I'm currently putting the DNA relationship in the weight column, and not using the interval column at all. But even using just 8 relatives and artificially perfect data I have to manually move nodes around to make it look remotely useful.

What layout should I use for this type of graph, and what other advice can you offer to make this work? Should the weight field increase or decrease as relationship distance increases?


Solution

  • … and have Gephi build something that loosely resembles a family tree. But even using a small sample database I can't get the resulting graph to look anything like that.

    A family tree connects descendants (mostly). DNA similarity (as a percentage) does not conform to this structure. Related questions may be answered here.

    Setting a Library > Edges > Edge Weight -filter to the DNA similarity attribute may help (but will not produce "something that loosely resembles a family tree").

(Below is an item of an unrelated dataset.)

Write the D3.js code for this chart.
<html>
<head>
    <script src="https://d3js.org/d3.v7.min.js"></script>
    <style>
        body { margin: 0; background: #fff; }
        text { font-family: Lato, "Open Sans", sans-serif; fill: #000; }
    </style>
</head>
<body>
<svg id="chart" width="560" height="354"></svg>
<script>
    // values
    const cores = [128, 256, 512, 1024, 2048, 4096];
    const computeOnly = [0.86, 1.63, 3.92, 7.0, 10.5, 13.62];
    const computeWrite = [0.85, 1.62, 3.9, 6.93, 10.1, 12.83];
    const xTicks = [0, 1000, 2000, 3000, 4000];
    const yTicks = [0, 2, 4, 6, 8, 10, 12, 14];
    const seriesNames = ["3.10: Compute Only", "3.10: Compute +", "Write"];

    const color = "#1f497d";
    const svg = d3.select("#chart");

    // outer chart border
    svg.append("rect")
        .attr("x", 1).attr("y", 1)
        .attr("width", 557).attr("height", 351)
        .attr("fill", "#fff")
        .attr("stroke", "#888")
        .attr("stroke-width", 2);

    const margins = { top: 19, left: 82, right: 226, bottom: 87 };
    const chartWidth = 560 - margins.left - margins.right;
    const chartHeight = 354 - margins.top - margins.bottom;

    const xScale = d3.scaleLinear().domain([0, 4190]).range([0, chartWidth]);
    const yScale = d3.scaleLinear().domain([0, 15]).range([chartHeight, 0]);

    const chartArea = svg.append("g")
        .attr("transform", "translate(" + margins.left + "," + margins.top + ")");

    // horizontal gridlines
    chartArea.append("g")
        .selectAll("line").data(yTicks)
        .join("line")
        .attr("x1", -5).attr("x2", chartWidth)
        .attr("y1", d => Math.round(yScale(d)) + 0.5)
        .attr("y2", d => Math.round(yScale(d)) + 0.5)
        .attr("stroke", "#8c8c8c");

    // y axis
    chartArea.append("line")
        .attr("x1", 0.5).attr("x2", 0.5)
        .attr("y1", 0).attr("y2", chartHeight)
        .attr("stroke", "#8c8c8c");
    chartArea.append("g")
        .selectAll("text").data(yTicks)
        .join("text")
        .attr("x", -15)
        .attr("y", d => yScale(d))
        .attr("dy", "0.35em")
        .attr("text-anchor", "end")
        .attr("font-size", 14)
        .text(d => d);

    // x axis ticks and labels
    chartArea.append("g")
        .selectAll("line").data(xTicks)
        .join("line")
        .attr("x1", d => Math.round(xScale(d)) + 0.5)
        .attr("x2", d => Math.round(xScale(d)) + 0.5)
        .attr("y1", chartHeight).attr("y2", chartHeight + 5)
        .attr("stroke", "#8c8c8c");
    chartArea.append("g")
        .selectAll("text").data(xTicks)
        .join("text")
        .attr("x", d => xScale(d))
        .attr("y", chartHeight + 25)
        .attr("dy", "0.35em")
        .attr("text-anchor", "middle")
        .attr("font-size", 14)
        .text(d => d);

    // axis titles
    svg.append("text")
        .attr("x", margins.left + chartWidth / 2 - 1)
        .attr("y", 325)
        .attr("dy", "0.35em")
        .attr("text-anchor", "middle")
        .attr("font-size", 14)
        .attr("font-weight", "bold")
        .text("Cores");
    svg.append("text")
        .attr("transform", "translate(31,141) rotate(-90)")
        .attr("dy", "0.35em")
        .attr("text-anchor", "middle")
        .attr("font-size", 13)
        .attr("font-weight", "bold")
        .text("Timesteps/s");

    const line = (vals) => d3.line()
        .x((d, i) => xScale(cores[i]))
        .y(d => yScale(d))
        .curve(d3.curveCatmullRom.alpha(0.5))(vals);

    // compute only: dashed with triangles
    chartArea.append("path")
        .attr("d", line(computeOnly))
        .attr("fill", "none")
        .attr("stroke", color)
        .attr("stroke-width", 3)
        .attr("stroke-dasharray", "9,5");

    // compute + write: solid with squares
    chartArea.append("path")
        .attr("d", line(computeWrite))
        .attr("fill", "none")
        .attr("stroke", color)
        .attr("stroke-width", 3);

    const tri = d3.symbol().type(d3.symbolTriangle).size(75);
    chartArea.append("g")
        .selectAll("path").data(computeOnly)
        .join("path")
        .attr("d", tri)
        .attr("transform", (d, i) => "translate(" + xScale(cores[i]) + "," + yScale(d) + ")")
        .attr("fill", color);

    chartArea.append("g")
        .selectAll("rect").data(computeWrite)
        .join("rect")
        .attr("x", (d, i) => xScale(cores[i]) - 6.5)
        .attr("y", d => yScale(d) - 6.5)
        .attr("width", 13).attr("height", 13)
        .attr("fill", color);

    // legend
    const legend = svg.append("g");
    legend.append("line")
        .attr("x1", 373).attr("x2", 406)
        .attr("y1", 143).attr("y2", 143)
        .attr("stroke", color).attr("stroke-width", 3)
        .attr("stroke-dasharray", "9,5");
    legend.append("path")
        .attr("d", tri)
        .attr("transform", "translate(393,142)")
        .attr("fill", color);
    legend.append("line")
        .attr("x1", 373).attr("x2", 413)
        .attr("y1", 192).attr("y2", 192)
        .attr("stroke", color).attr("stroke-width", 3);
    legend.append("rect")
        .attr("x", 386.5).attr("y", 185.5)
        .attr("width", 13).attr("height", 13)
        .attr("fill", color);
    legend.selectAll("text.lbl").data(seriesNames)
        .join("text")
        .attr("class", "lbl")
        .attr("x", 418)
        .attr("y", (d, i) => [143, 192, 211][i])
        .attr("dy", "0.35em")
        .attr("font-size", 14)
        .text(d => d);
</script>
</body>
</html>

    I want each relationship (i.e. edge) to have a "force" related to the closeness of the relationship, so distant relatives (nodes) are pushed further away. I want the graph to self-assemble based on these "forces" …

    All layouts work like that. However, Gephi does not feature hierarchical positioning. 3rd party candidates include EventGraphLayout, Layered Layout and Concentric Layout.

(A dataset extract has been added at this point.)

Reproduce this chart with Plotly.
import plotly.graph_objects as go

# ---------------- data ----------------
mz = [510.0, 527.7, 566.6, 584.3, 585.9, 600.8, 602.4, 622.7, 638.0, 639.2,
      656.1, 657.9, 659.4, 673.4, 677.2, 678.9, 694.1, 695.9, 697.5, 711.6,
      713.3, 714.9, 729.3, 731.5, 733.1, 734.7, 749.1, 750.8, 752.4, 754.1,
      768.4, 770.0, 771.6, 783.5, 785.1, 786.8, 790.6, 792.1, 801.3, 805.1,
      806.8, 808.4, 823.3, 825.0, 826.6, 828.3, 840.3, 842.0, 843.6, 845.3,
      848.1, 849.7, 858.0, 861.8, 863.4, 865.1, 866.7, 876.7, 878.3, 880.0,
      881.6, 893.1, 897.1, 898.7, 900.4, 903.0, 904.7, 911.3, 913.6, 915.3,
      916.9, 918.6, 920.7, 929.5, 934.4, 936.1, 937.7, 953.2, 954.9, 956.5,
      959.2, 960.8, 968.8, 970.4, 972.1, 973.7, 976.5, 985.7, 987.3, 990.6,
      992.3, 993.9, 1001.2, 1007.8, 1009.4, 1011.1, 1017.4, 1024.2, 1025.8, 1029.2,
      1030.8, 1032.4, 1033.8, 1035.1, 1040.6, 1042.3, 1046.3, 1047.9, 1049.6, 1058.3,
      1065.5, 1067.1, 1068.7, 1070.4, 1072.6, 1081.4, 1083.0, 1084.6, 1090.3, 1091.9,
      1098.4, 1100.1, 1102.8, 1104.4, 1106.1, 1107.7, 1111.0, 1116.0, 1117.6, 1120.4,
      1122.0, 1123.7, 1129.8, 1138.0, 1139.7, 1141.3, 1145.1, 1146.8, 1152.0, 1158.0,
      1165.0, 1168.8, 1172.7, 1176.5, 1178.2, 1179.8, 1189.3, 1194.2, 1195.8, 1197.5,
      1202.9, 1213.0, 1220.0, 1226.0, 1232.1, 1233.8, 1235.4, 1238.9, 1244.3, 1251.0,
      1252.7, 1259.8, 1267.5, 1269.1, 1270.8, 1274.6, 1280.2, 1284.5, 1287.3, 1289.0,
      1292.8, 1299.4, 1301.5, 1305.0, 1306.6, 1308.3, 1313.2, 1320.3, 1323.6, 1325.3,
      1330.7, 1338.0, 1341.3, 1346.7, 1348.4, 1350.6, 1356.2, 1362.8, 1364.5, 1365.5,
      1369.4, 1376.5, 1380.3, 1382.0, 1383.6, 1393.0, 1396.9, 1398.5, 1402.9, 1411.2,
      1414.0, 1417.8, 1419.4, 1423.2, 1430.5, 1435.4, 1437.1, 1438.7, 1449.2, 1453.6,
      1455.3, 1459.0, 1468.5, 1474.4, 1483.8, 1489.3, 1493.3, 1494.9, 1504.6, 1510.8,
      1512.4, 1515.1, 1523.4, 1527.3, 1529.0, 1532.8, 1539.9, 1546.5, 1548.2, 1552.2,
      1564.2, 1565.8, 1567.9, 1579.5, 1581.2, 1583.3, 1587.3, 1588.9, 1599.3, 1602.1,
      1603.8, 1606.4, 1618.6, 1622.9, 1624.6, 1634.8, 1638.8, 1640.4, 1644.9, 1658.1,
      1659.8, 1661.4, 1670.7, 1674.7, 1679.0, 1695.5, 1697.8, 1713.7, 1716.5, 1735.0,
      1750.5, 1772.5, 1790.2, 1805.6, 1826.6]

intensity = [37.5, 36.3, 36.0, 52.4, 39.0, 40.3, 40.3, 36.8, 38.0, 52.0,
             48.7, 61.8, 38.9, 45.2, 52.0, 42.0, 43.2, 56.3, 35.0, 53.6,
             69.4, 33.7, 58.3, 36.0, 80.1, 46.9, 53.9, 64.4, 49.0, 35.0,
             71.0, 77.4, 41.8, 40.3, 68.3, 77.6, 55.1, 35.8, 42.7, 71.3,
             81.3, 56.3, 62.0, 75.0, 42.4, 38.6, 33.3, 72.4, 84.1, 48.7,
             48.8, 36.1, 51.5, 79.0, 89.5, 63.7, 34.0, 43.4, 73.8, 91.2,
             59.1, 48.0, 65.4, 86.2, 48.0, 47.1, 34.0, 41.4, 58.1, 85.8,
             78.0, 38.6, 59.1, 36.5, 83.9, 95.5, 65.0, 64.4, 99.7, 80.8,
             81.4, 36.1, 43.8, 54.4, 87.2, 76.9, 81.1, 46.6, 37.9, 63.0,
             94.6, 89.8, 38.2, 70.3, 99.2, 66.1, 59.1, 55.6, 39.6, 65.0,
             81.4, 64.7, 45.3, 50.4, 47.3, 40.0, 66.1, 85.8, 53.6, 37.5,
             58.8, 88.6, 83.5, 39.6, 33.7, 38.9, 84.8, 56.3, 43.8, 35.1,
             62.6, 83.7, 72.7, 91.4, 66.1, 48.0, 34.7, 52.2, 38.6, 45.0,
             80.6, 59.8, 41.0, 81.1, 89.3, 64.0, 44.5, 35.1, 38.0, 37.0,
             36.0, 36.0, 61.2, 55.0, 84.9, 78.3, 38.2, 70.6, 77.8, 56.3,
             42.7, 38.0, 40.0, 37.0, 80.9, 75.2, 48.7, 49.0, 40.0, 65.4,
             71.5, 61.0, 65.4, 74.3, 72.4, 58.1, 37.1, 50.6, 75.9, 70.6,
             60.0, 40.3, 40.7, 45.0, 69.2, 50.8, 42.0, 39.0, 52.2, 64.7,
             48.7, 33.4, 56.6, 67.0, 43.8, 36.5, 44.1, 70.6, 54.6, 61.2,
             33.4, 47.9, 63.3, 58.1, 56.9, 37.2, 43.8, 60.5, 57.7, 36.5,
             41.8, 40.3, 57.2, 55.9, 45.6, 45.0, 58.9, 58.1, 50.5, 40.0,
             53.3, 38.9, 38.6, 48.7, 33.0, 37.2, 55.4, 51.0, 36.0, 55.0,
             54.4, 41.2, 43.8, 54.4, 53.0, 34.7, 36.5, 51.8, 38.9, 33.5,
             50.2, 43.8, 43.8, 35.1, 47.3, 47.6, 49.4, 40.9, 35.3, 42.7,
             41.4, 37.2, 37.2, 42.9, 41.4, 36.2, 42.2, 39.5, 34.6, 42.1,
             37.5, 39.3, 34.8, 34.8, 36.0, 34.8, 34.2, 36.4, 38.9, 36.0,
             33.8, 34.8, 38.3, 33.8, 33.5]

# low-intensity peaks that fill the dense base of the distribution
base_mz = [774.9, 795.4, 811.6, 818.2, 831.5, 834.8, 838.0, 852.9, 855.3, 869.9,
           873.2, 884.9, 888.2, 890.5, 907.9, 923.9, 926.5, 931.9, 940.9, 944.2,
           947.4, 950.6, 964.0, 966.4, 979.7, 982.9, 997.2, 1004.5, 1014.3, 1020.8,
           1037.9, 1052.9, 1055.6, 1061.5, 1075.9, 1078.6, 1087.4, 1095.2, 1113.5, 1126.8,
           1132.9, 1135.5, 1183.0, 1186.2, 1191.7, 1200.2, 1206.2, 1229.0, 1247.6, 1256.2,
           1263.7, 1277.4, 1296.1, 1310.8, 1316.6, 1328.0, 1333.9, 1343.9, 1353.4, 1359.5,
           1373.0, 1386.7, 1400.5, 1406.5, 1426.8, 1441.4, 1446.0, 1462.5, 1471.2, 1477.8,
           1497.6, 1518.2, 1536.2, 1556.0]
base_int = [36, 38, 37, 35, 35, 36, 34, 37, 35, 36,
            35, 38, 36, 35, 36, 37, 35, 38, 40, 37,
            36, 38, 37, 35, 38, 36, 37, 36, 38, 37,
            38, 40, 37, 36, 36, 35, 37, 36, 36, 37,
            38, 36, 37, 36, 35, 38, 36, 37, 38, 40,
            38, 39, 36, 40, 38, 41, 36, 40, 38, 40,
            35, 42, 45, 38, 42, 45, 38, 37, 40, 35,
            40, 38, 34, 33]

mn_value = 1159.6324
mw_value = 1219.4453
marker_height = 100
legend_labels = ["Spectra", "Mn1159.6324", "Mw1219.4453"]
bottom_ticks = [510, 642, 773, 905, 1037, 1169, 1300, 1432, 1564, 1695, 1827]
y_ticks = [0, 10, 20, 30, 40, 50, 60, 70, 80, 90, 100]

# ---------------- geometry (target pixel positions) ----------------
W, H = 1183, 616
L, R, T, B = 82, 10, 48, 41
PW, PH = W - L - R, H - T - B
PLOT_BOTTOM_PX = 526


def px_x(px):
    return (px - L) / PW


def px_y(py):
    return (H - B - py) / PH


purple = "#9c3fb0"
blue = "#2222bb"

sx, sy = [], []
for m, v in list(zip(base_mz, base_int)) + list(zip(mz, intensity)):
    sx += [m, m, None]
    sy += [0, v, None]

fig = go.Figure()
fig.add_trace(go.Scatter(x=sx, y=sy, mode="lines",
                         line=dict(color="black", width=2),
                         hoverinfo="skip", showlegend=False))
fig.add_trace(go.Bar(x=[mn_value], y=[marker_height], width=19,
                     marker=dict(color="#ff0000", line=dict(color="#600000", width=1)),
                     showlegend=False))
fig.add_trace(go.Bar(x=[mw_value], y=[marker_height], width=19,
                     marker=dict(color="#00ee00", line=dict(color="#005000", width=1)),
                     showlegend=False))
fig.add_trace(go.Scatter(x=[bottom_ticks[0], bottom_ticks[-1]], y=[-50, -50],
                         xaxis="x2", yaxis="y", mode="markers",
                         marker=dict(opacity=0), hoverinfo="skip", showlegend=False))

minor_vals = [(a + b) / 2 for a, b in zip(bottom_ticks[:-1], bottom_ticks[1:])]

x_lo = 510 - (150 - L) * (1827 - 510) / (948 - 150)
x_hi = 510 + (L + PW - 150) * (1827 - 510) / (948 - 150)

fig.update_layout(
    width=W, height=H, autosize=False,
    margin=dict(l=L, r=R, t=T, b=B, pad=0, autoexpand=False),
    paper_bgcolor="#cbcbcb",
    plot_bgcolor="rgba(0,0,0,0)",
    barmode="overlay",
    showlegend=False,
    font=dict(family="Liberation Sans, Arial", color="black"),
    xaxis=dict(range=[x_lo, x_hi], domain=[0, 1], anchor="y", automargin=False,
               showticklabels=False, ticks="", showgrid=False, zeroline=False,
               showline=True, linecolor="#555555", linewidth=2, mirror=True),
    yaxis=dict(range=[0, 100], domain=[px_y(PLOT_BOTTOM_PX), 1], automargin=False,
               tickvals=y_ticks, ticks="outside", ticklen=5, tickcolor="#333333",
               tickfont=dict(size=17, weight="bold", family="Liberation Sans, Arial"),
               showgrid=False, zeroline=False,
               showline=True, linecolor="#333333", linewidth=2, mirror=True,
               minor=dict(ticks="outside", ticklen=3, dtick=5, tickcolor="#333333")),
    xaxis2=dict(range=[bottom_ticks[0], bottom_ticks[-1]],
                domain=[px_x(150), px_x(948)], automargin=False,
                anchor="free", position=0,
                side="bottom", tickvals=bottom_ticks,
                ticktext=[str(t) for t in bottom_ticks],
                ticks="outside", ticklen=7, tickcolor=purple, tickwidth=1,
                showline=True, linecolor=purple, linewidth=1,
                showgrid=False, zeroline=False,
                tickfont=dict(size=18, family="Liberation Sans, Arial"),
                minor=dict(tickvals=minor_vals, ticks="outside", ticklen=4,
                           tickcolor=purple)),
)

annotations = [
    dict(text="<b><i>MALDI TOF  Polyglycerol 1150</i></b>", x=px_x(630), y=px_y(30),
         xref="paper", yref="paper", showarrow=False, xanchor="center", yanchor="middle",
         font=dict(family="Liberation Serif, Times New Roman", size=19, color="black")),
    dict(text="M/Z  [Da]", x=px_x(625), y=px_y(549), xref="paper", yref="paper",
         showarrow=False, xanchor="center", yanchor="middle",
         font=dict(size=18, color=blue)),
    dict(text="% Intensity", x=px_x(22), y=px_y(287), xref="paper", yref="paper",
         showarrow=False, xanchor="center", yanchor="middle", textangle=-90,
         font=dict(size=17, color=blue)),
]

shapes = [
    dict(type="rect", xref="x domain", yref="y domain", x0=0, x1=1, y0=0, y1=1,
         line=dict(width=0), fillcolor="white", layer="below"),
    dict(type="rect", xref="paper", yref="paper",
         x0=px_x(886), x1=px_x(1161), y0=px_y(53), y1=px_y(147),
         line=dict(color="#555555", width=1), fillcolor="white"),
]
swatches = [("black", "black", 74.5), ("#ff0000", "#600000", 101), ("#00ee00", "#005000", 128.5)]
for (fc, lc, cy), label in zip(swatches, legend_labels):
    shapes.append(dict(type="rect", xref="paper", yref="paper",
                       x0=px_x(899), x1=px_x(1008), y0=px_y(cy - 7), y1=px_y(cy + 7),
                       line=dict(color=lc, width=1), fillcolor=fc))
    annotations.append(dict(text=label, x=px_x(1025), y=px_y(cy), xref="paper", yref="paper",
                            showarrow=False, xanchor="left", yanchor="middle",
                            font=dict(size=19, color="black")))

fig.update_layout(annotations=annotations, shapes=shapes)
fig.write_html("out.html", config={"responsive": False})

    Should the weight field increase or decrease as relationship distance increases?

    The greater an edge's weight, the stronger its connection (resulting in less distance between the nodes it connects). To a family tree however this is irrelevant.

     

    I'm hoping to build a network graph that shows the interrelationships between each member …

     

    What layout should I use for this type of graph, and what other advice can you offer to make this work?

    Following steps emphasize clustering and modularity:

    1. Calculate modularity.

      enter image description here

    2. Color nodes by modularity class:
      Appearance > Nodes > Partition > Modularity Class

    3. Apply a layout; ForceAtlas 2 for example (with Dissuade Hubs, LinLog mode and Prevent Overlap enabled).

    Apply the Contraction layout afterwards if necessary. Optionally set node size according to (for example) Eigenvector Centrality (prior to applying layout).